Probably the extra tons of carbon will not affect the atmosphere too much as the European production market is very weak. Steel mills work at a little capacity, industrial centers are slow, there is an obvious economic slow down and that means less carbon, explains Butler.

In October 2008, as the financial crisis started to bite, a ‘rebellious’ group of EU Member States pressed for a deferment of the date at which EU’s plans for emissions targets were supposed to be accepted as binding. A group of Eastern European nations and Italy were gathered into a protest against emissions reduction. The leaders of the ‘revolt’ were the Italian Prime Minister, Silvio Berlusconi, and his Polish counterpart, Donald Tusk. Governments of Bulgaria, Hungary, Estonia, Latvia, Lithuania, Romania and Slovakia followed them.

Tuesday 1 September 2009

Global Impacts of a Warming Arctic Surpass Predictions

Warming in the Arctic could lead to flooding affecting one quarter of the world’s population, substantial increases in greenhouse gas emissions from massive carbon pools, and extreme global weather changes, according to a new WWF report.

The Arctic Climate Feedbacks: Global Implications report, released today, outlines dire global consequences of a warming Arctic that are far worse than previous projections. The unprecedented peer-reviewed report brings together top climate scientists who have assessed the current science on arctic warming.

“What they found was a truly sobering picture,” said Dr. Martin Sommerkorn, senior climate change advisor for WWF’s Arctic programme. “What this report says is that a warming Arctic is much more than a local problem, it’s a global problem.”


“Simply put, if we do not keep the Arctic cold enough, people across the world will suffer the effects.”

The report shows that numerous Arctic climate feedbacks – negative effects prompted by the impacts of warming -- will make global climate change more severe than indicated by other recent projections, including those of the Intergovernmental Panel on Climate Change’s 2007 assessment.

The dramatic loss of sea ice resulting from the Arctic warming at about twice the rate of the rest of the world will influence atmospheric circulation and weather in the Arctic and beyond. This is projected to change temperature and precipitation patterns in Europe and North America, affecting agriculture, forestry and water supplies.

In addition, the Arctic’s frozen soils and wetlands store twice as much carbon as is held in the atmosphere. As warming in the Arctic continues, soils will increasingly thaw and release carbon into the atmosphere as carbon dioxide and methane, at significantly increased rates. Levels of atmospheric methane, a particularly potent greenhouse gas, have been increasing for the past two years, and it is suggested that the increase comes from warming arctic tundra.

In a first-of-its kind assessment incorporating the fate of the ice sheets of Greenland and West Antarctica into global sea level projections, the WWF report concludes that sea- levels will very likely rise by more than one meter by 2100 -- more than twice the amount given in the Intergovernmental Panel on Climate Change’s 2007 assessment that had excluded the contribution of ice sheets from their projection.

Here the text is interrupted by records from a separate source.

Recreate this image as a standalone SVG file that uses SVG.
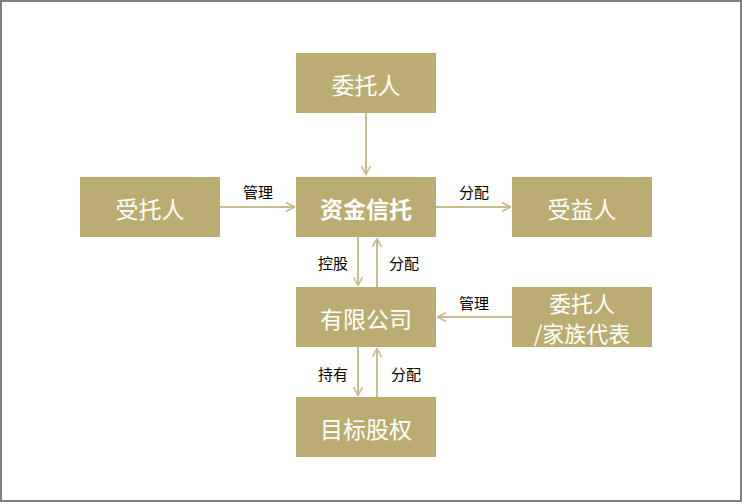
<svg xmlns="http://www.w3.org/2000/svg" width="742" height="504" viewBox="0 0 742 504">
<style>
.box{fill:#BBAD71;}
.t{font-family:"Noto Sans CJK SC","Liberation Sans",sans-serif;fill:#ffffff;font-size:23px;text-anchor:middle;dominant-baseline:central;}
.t2{font-size:22px;}
.b{font-weight:bold;}
.l{font-family:"Noto Sans CJK SC","Liberation Sans",sans-serif;fill:#000000;font-size:15px;text-anchor:middle;dominant-baseline:central;}
.c{stroke:#C8BC8C;stroke-width:2;fill:none;marker-end:url(#ah);}
</style>
<defs>
<marker id="ah" viewBox="0 0 10 10" refX="10" refY="5" markerWidth="10" markerHeight="10" markerUnits="userSpaceOnUse" orient="auto">
<path d="M1,0.5 L9.5,5 L1,9.5" fill="none" stroke="#C8BC8C" stroke-width="1.6"/>
</marker>
</defs>
<rect x="1" y="1" width="740" height="500" fill="#ffffff" stroke="#808080" stroke-width="2"/>
<g id="connectors">
<line class="c" x1="366" y1="113" x2="366" y2="175"/>
<line class="c" x1="220" y1="207" x2="295" y2="207"/>
<line class="c" x1="436" y1="207" x2="511" y2="207"/>
<line class="c" x1="358" y1="237" x2="358" y2="286"/>
<line class="c" x1="377" y1="287" x2="377" y2="238"/>
<line class="c" x1="512" y1="317" x2="437" y2="317"/>
<line class="c" x1="358" y1="347" x2="358" y2="396"/>
<line class="c" x1="377" y1="397" x2="377" y2="348"/>
<text class="l" x="258" y="191">管理</text>
<text class="l" x="474" y="191">分配</text>
<text class="l" x="333" y="262">控股</text>
<text class="l" x="404" y="262">分配</text>
<text class="l" x="474" y="302">管理</text>
<text class="l" x="333" y="373">持有</text>
<text class="l" x="406" y="373">分配</text>
</g>
<g id="n_weituoren">
<rect class="box" x="296" y="53" width="140" height="60"/>
<text class="t" x="366" y="84">委托人</text>
</g>
<g id="n_shoutuoren">
<rect class="box" x="80" y="177" width="140" height="60"/>
<text class="t" x="150" y="208">受托人</text>
</g>
<g id="n_zijinxintuo">
<rect class="box" x="296" y="177" width="140" height="60"/>
<text class="t b" x="366" y="208">资金信托</text>
</g>
<g id="n_shouyiren">
<rect class="box" x="512" y="177" width="140" height="60"/>
<text class="t" x="582" y="208">受益人</text>
</g>
<g id="n_youxiangongsi">
<rect class="box" x="296" y="287" width="140" height="60"/>
<text class="t" x="366" y="318">有限公司</text>
</g>
<g id="n_jiazu">
<rect class="box" x="512" y="287" width="140" height="60"/>
<text class="t t2" x="582" y="302">委托人</text>
<text class="t t2" x="582" y="332">/家族代表</text>
</g>
<g id="n_mubiao">
<rect class="box" x="296" y="397" width="140" height="60"/>
<text class="t" x="366" y="428">目标股权</text>
</g>
</svg>
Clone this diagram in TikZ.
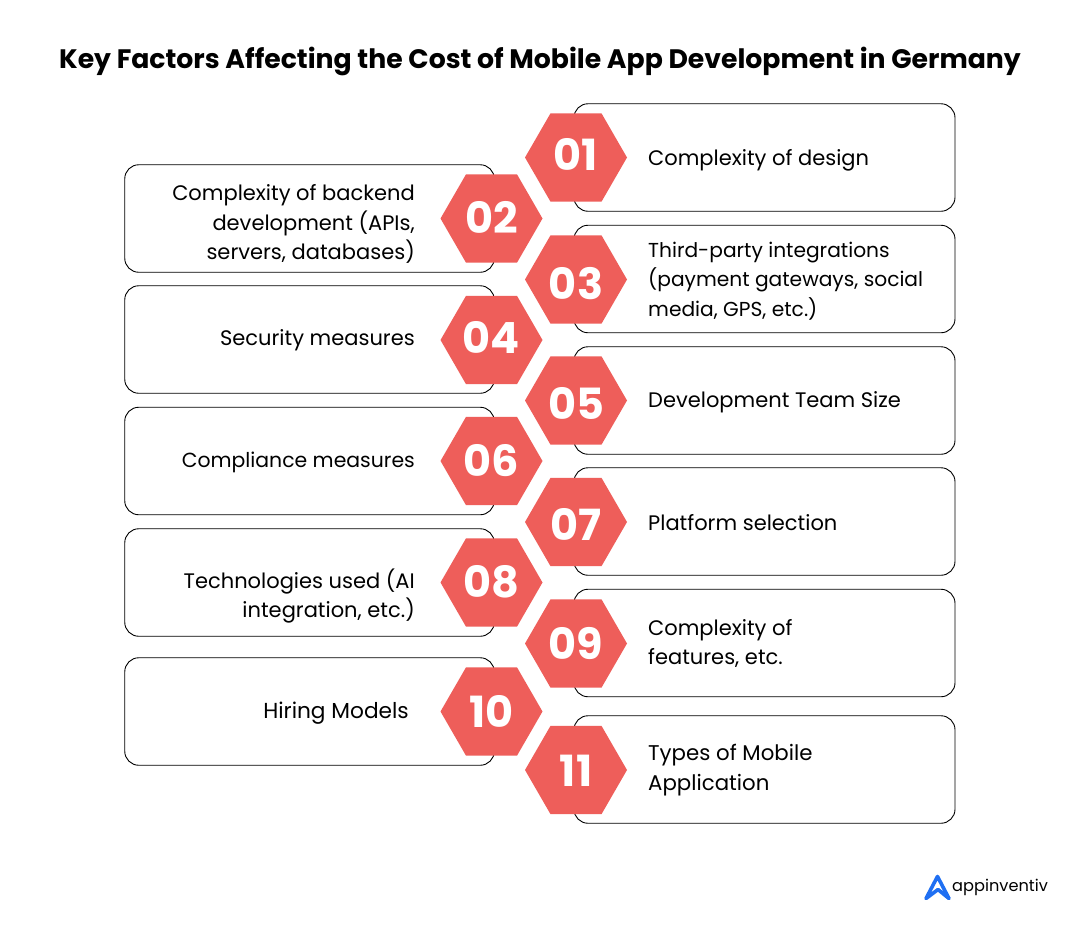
\documentclass[tikz,border=0pt]{standalone}
\usepackage{fontspec}
\setmainfont{Poppins}
\usetikzlibrary{shapes.geometric}
\definecolor{hexred}{HTML}{EE5E5A}
\definecolor{logoblue}{HTML}{1F6FF2}
\tikzset{
	itembox/.style={draw=black,line width=0.9pt,rounded corners=14pt,fill=white,inner sep=0pt,minimum height=107.5pt},
	rightbox/.style={itembox,minimum width=381pt},
	leftbox/.style={itembox,minimum width=369.5pt},
	hexnum/.style={regular polygon,regular polygon sides=6,minimum size=102pt,inner sep=0pt,outer sep=0pt,fill=hexred,text=white,font=\fontsize{43}{43}\selectfont\bfseries},
	righttext/.style={anchor=west,align=left,inner sep=0pt,font=\fontsize{21}{29.3}\selectfont},
	lefttext/.style={anchor=east,align=right,inner sep=0pt,font=\fontsize{21}{29.3}\selectfont}
}
\begin{document}
\begin{tikzpicture}[x=1pt,y=-1pt]
	\useasboundingbox (0,0) rectangle (1080,948);
	\node (title) at (540,61) {\fontsize{26.7}{32}\selectfont\bfseries Key Factors Affecting the Cost of Mobile App Development in Germany};
	% boxes
	\node[rightbox] (box01) at (764.5,157.5) {};
	\node[leftbox] (box02) at (309.5,218.5) {};
	\node[rightbox] (box03) at (764.5,279) {};
	\node[leftbox] (box04) at (309.5,339.5) {};
	\node[rightbox] (box05) at (764.5,400.5) {};
	\node[leftbox] (box06) at (309.5,461) {};
	\node[rightbox] (box07) at (764.5,521.5) {};
	\node[leftbox] (box08) at (309.5,582.5) {};
	\node[rightbox] (box09) at (764.5,643) {};
	\node[leftbox] (box10) at (309.5,711.5) {};
	\node[rightbox] (box11) at (764.5,769.5) {};
	% hexagons
	\foreach \num/\px/\py/\up in {01/576/157.5/2,02/491.5/218.5/0,03/576/279.5/-4.5,04/491.5/340/2,05/576/400.5/-3.5,06/491.5/461/0,07/576/522/-3,08/491.5/582.5/0,09/576/643.5/-1,10/491.5/711.5/-1,11/576/770/-1}
		\node[hexnum] (hex\num) at (\px,\py) {\raisebox{\up pt}[30pt][0pt]{\num}};
	% labels
	\node[righttext] (text01) at (648,160) {Complexity of design};
	\node[lefttext] (text02) at (415,224) {Complexity of backend\\development (APIs,\\servers, databases)};
	\node[righttext,font=\fontsize{20.2}{29.5}\selectfont] (text03) at (648,281) {Third-party integrations\\(payment gateways, social\\media, GPS, etc.)};
	\node[lefttext] (text04) at (415,340) {Security measures};
	\node[righttext] (text05) at (648,402.5) {Development Team Size};
	\node[lefttext,font=\fontsize{20.4}{29}\selectfont] (text06) at (415,462) {Compliance measures};
	\node[righttext] (text07) at (648,522.5) {Platform selection};
	\node[lefttext] (text08) at (415,596) {Technologies used (AI\\integration, etc.)};
	\node[righttext] (text09) at (648,643.5) {Complexity of\\features, etc.};
	\node[lefttext,font=\fontsize{21.7}{29}\selectfont] (text10) at (409,713.5) {Hiring Models};
	\node[righttext,font=\fontsize{21.3}{29.3}\selectfont] (text11) at (648,770) {Types of Mobile\\Application};
	% logo
	\draw[logoblue,line width=3.6pt,line join=round,line cap=round] (926,898.5) -- (937.5,876.5) -- (949,898.5) -- (938,889.5) -- cycle;
	\node[anchor=west,inner sep=0pt] (logo) at (952,887) {\fontsize{16.2}{16.2}\selectfont appinventiv};
\end{tikzpicture}
\end{document}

The associated flooding of coastal regions will affect more than a quarter of the world’s population.


“This report shows that it is urgently necessary to rein in greenhouse gas emissions while we still can,” Sommerkorn said. “If we allow the Arctic to get too warm, it is doubtful whether we will be able to keep these feedbacks under control.

WWF has joined with other NGOs to produce a model climate treaty for Copenhagen that gives the world a blueprint for achieving the kind of emissions cuts needed to likely avoid arctic feedbacks.

“We need to listen now to these signals from the Arctic, and take the necessary action in Copenhagen this December to get a deal that quickly and effectively limits greenhouse gas emissions,” said James Leape, director general of WWF International.

In December 2009, the governments of 191 countries will meet in Copenhagen, Denmark, for the final round of negotiations for a new global agreement on climate change. The first period of the current agreement, called the 'Kyoto Protocol', will end in three years, in December 2012. The negotiations in Copenhagen are supposed to approve a new legal framework for global climate action from 2013 onwards.

According to WWF, this framework must guarantee much deeper and more rapid emission cuts from industrialized countries, and financing to developing countries to enable them also to take climate action.